___ Source material ___

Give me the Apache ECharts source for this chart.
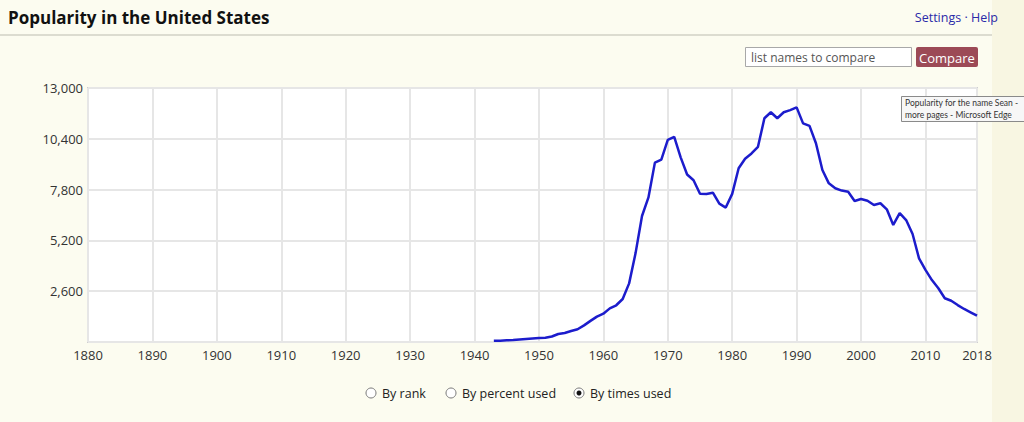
<!DOCTYPE html>
<html>
<head>
<meta charset="utf-8">
<script src="https://cdn.jsdelivr.net/npm/echarts@6/dist/echarts.min.js"></script>
<style>
html,body{margin:0;padding:0;background:#fcfcf0;}
#chart{width:1024px;height:422px;}
</style>
</head>
<body>
<div id="chart"></div>
<script>
// Years and number of babies named Sean (by times used)
const years = [1943,1944,1945,1946,1947,1948,1949,1950,1951,1952,1953,1954,1955,1956,1957,1958,1959,1960,
  1961,1962,1963,1964,1965,1966,1967,1968,1969,1970,1971,1972,1973,1974,1975,1976,1977,1978,1979,1980,
  1981,1982,1983,1984,1985,1986,1987,1988,1989,1990,1991,1992,1993,1994,1995,1996,1997,1998,1999,2000,
  2001,2002,2003,2004,2005,2006,2007,2008,2009,2010,2011,2012,2013,2014,2015,2016,2017,2018];
const timesUsed = [60,70,85,100,125,150,175,200,215,280,410,460,560,650,850,1080,1300,1450,
  1720,1880,2200,3000,4550,6450,7400,9180,9330,10340,10500,9450,8570,8280,7590,7580,7640,7080,6880,7580,
  8890,9380,9650,9990,11450,11760,11450,11760,11870,12010,11190,11060,10170,8800,8120,7870,7750,7690,7220,7320,
  7230,7010,7100,6790,5990,6600,6240,5530,4280,3690,3170,2750,2240,2110,1890,1690,1520,1350];
const yTicks = [0,2600,5200,7800,10400,13000];
const radioLabels = ['By rank','By percent used','By times used'];

const FONT = '"Open Sans", "Noto Sans", sans-serif';
const chart = echarts.init(document.getElementById('chart'), null, {renderer:'svg'});

const radioX = [371, 451, 579];
const radios = [];
radioLabels.forEach((t,i)=>{
  radios.push({type:'circle', shape:{cx:radioX[i], cy:393, r:5}, style:{fill:'#fff', stroke:'#777', lineWidth:1}});
  if (i === 2) radios.push({type:'circle', shape:{cx:radioX[i], cy:393, r:2.5}, style:{fill:'#111'}});
  radios.push({type:'text', x:radioX[i]+11, y:393, style:{text:t, font:'12.5px '+FONT, fill:'#222', textVerticalAlign:'middle'}});
});

chart.setOption({
  backgroundColor:'#fcfcf0',
  animation:false,
  grid:{left:88, right:47, top:88, bottom:80, show:true, backgroundColor:'#ffffff', borderColor:'#cfcfcf', borderWidth:2},
  xAxis:{type:'value', min:1880, max:2018, interval:10,
    axisLine:{show:false}, axisTick:{show:false},
    splitLine:{show:true, lineStyle:{color:'#e6e6e6', width:2}},
    axisLabel:{formatter:v=>String(v), color:'#333', fontSize:13, fontFamily:FONT, margin:6}},
  yAxis:{type:'value', min:yTicks[0], max:yTicks[yTicks.length-1], interval:yTicks[1]-yTicks[0],
    axisLine:{show:false}, axisTick:{show:false},
    splitLine:{show:true, lineStyle:{color:'#e6e6e6', width:2}},
    axisLabel:{formatter:v=> v===0 ? '' : v.toLocaleString('en-US'), color:'#333', fontSize:13, fontFamily:FONT, margin:5}},
  series:[{type:'line', data:years.map((y,i)=>[y,timesUsed[i]]), showSymbol:false, symbol:'none',
    lineStyle:{color:'#1c1ccc', width:2.5}}],
  graphic:[
    {type:'rect', shape:{x:992, y:0, width:32, height:422}, style:{fill:'#f8f6e2'}, z:-1},
    {type:'text', x:8, y:17, style:{text:'Popularity in the United States', font:'bold 17px '+FONT, fill:'#111', textVerticalAlign:'middle'}},
    {type:'text', x:998, y:17, style:{text:'Settings · Help', font:'12.5px '+FONT, fill:'#2a2aa8', textAlign:'right', textVerticalAlign:'middle'}},
    {type:'rect', shape:{x:0, y:34, width:992, height:2}, style:{fill:'#dcdcd0'}},
    {type:'rect', shape:{x:745.5, y:47.5, width:166, height:19}, style:{fill:'#fff', stroke:'#a8a8a8', lineWidth:1}},
    {type:'text', x:751, y:57.5, style:{text:'list names to compare', font:'12px '+FONT, fill:'#555', textVerticalAlign:'middle'}},
    {type:'rect', shape:{x:916, y:47, width:62, height:20, r:2}, style:{fill:'#9c4a56'}},
    {type:'text', x:947, y:57.5, style:{text:'Compare', font:'13px '+FONT, fill:'#fff', textAlign:'center', textVerticalAlign:'middle'}},
    {type:'rect', shape:{x:901.5, y:96.5, width:130, height:25}, style:{fill:'#f7f7f7', stroke:'#8a8a8a', lineWidth:1}, z:100},
    {type:'text', x:905, y:103, style:{text:'Popularity for the name Sean -', font:'8.5px Lato, "Noto Sans", sans-serif', fill:'#333', textVerticalAlign:'middle'}, z:101},
    {type:'text', x:905, y:115, style:{text:'more pages - Microsoft Edge', font:'8.5px Lato, "Noto Sans", sans-serif', fill:'#333', textVerticalAlign:'middle'}, z:101},
  ].concat(radios)
});
</script>
</body>
</html>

___

(Direction): Your task is an exact transcription of all the data, minus the pictures.

(Task result):
Give me the Apache ECharts source for this chart.
<!DOCTYPE html>
<html>
<head>
<meta charset="utf-8">
<script src="https://cdn.jsdelivr.net/npm/echarts@6/dist/echarts.min.js"></script>
<style>
html,body{margin:0;padding:0;background:#fcfcf0;}
#chart{width:1024px;height:422px;}
</style>
</head>
<body>
<div id="chart"></div>
<script>
// Years and number of babies named Sean (by times used)
const years = [1943,1944,1945,1946,1947,1948,1949,1950,1951,1952,1953,1954,1955,1956,1957,1958,1959,1960,
  1961,1962,1963,1964,1965,1966,1967,1968,1969,1970,1971,1972,1973,1974,1975,1976,1977,1978,1979,1980,
  1981,1982,1983,1984,1985,1986,1987,1988,1989,1990,1991,1992,1993,1994,1995,1996,1997,1998,1999,2000,
  2001,2002,2003,2004,2005,2006,2007,2008,2009,2010,2011,2012,2013,2014,2015,2016,2017,2018];
const timesUsed = [60,70,85,100,125,150,175,200,215,280,410,460,560,650,850,1080,1300,1450,
  1720,1880,2200,3000,4550,6450,7400,9180,9330,10340,10500,9450,8570,8280,7590,7580,7640,7080,6880,7580,
  8890,9380,9650,9990,11450,11760,11450,11760,11870,12010,11190,11060,10170,8800,8120,7870,7750,7690,7220,7320,
  7230,7010,7100,6790,5990,6600,6240,5530,4280,3690,3170,2750,2240,2110,1890,1690,1520,1350];
const yTicks = [0,2600,5200,7800,10400,13000];
const radioLabels = ['By rank','By percent used','By times used'];

const FONT = '"Open Sans", "Noto Sans", sans-serif';
const chart = echarts.init(document.getElementById('chart'), null, {renderer:'svg'});

const radioX = [371, 451, 579];
const radios = [];
radioLabels.forEach((t,i)=>{
  radios.push({type:'circle', shape:{cx:radioX[i], cy:393, r:5}, style:{fill:'#fff', stroke:'#777', lineWidth:1}});
  if (i === 2) radios.push({type:'circle', shape:{cx:radioX[i], cy:393, r:2.5}, style:{fill:'#111'}});
  radios.push({type:'text', x:radioX[i]+11, y:393, style:{text:t, font:'12.5px '+FONT, fill:'#222', textVerticalAlign:'middle'}});
});

chart.setOption({
  backgroundColor:'#fcfcf0',
  animation:false,
  grid:{left:88, right:47, top:88, bottom:80, show:true, backgroundColor:'#ffffff', borderColor:'#cfcfcf', borderWidth:2},
  xAxis:{type:'value', min:1880, max:2018, interval:10,
    axisLine:{show:false}, axisTick:{show:false},
    splitLine:{show:true, lineStyle:{color:'#e6e6e6', width:2}},
    axisLabel:{formatter:v=>String(v), color:'#333', fontSize:13, fontFamily:FONT, margin:6}},
  yAxis:{type:'value', min:yTicks[0], max:yTicks[yTicks.length-1], interval:yTicks[1]-yTicks[0],
    axisLine:{show:false}, axisTick:{show:false},
    splitLine:{show:true, lineStyle:{color:'#e6e6e6', width:2}},
    axisLabel:{formatter:v=> v===0 ? '' : v.toLocaleString('en-US'), color:'#333', fontSize:13, fontFamily:FONT, margin:5}},
  series:[{type:'line', data:years.map((y,i)=>[y,timesUsed[i]]), showSymbol:false, symbol:'none',
    lineStyle:{color:'#1c1ccc', width:2.5}}],
  graphic:[
    {type:'rect', shape:{x:992, y:0, width:32, height:422}, style:{fill:'#f8f6e2'}, z:-1},
    {type:'text', x:8, y:17, style:{text:'Popularity in the United States', font:'bold 17px '+FONT, fill:'#111', textVerticalAlign:'middle'}},
    {type:'text', x:998, y:17, style:{text:'Settings · Help', font:'12.5px '+FONT, fill:'#2a2aa8', textAlign:'right', textVerticalAlign:'middle'}},
    {type:'rect', shape:{x:0, y:34, width:992, height:2}, style:{fill:'#dcdcd0'}},
    {type:'rect', shape:{x:745.5, y:47.5, width:166, height:19}, style:{fill:'#fff', stroke:'#a8a8a8', lineWidth:1}},
    {type:'text', x:751, y:57.5, style:{text:'list names to compare', font:'12px '+FONT, fill:'#555', textVerticalAlign:'middle'}},
    {type:'rect', shape:{x:916, y:47, width:62, height:20, r:2}, style:{fill:'#9c4a56'}},
    {type:'text', x:947, y:57.5, style:{text:'Compare', font:'13px '+FONT, fill:'#fff', textAlign:'center', textVerticalAlign:'middle'}},
    {type:'rect', shape:{x:901.5, y:96.5, width:130, height:25}, style:{fill:'#f7f7f7', stroke:'#8a8a8a', lineWidth:1}, z:100},
    {type:'text', x:905, y:103, style:{text:'Popularity for the name Sean -', font:'8.5px Lato, "Noto Sans", sans-serif', fill:'#333', textVerticalAlign:'middle'}, z:101},
    {type:'text', x:905, y:115, style:{text:'more pages - Microsoft Edge', font:'8.5px Lato, "Noto Sans", sans-serif', fill:'#333', textVerticalAlign:'middle'}, z:101},
  ].concat(radios)
});
</script>
</body>
</html>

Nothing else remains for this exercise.